As a career woman for over three decades and having worked in diverse fields like academics, advertising, journalism and public relations, I have had to deal with many situations that have posed a threat to my comfort as a woman. Women of my generation have had to ward off predators in various garbs — as helpful colleagues, friendly counterparts, admiring acquaintances and blatant harassers. It was entirely up to us to handle these delicate and sometimes not so delicate workplace wolves. The management’s attitude towards any complaint of this nature, would be ‘it’s your personal problem, deal with it yourself’. The employers’ liability act to provide a safe working place was limited to aspects like environment, health and hygiene. The safety of a woman employee was her own responsibilty. I had to find my own way to protect myself and I did so successfully. That is because I had the skill of assertive communication and could tell off those who tried to ‘mess around’ with me to take a walk!

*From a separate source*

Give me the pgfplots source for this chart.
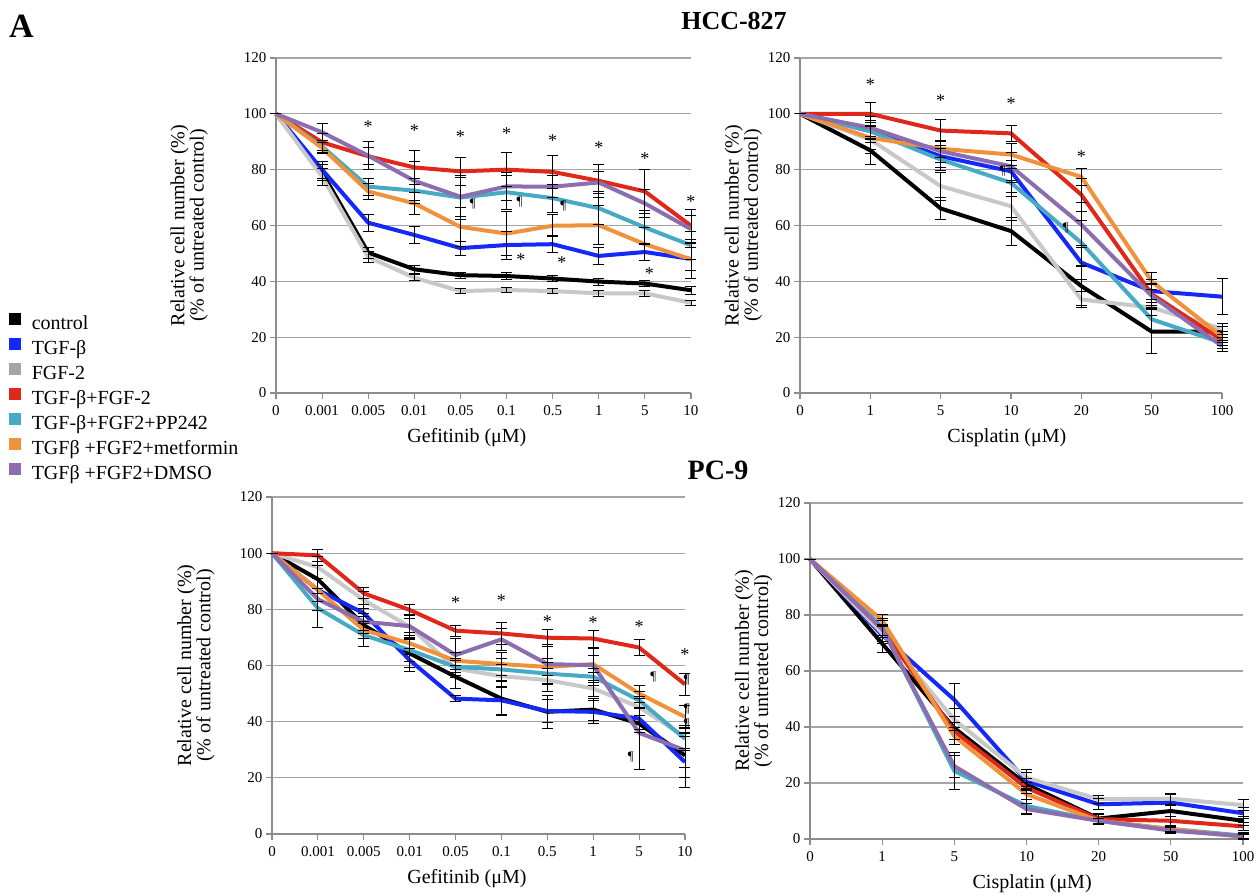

Not all women could do this so sexual harassment was an ‘occupational hazard’ which they learnt to accept and suffer in silence.

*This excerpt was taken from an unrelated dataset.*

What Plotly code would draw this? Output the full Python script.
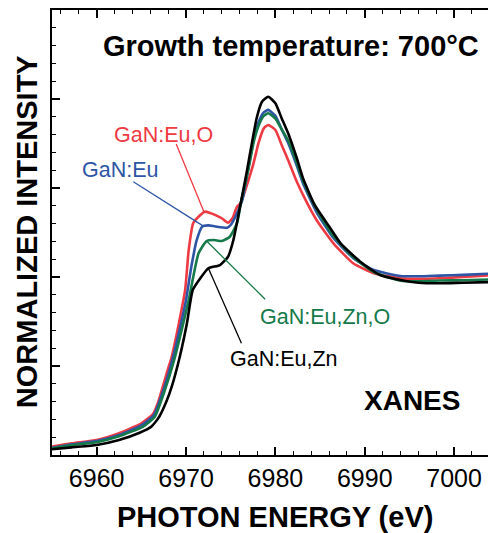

The scope of employers’ liability to provide a safe environment has now been extended thanks to the SC guidelines. Harassment of a sexual nature has to be dealt with severly and awarded the same kind of punishment that any disciplinary lapse warrants. It is no more the ‘personal’ problem of a female employee when her male counterpart makes any sexual advances that are unwelcome to her. Unwelcome action of sexual nature or connotation, is illegal. The employer has to take cognisance of a complaint and if proved, take necessary steps to punish the accused. To ensure fair investigation, the guidelines provide for a committee constituting a combination of men and women with the latter forming more than 50 per cent and a woman chairing the committee. The inclusion of an NGO representative adds credibility for objective investigation.

Despite the setting up of in-house redressal groups and publicising the same, it is advisable to have training sessions for employees on the implications of the guidelines. This could help clear the air as there are still many gray areas that need to be clarified in interactive sessions. This could create positive interpersonal relations at workplaces. Progressive organisations are doing this while most others believe that since they have no complaints, they have nothing to worry about! Thanks to the SC guidelines, women can hope to have a safer work environment.